3. Right wing media is gaining influence.
I'm not sure I agree with this point, but Gore points out that "changes in America’s political system — including the replacement of newspapers and magazines by television as the dominant medium of communication — conferred powerful advantages on wealthy advocates of unrestrained markets and weakened advocates of legal and regulatory reforms. Some news media organizations now present showmen masquerading as political thinkers who package hatred and divisiveness as entertainment. And as in times past, that has proved to be a potent drug in the veins of the body politic. Their most consistent theme is to label as “socialist” any proposal to reform exploitive behavior in the marketplace." He is giving FOX News far too much credit.
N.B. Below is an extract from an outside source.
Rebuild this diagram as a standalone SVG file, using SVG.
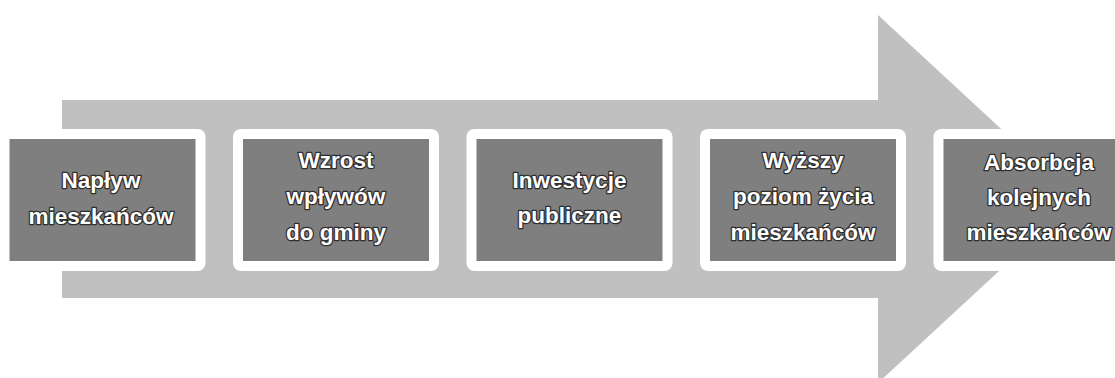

Looking at the issue from a consumer and populist perspective, I suspect that there is simply a massive underestimation of what it will take to undo decades of messaging and behavior reinforcing that cheap energy is an unlimited resource, international cooperation should automatically take a back seat to corporate profits, and that unrestrained consumerism is both a right and a virtue. It is more than just an inconvenient truth to discover that the old way is the wrong way. Change to deeply ingrained social institutions is seldom easy, and often generational.

Senator Lindsey Graham seems to understand this. As he told Thomas Friedman, “I have been to enough college campuses to know if you are 30 or younger this climate issue is not a debate. It’s a value. These young people grew up with recycling and a sensitivity to the environment — and the world will be better off for it."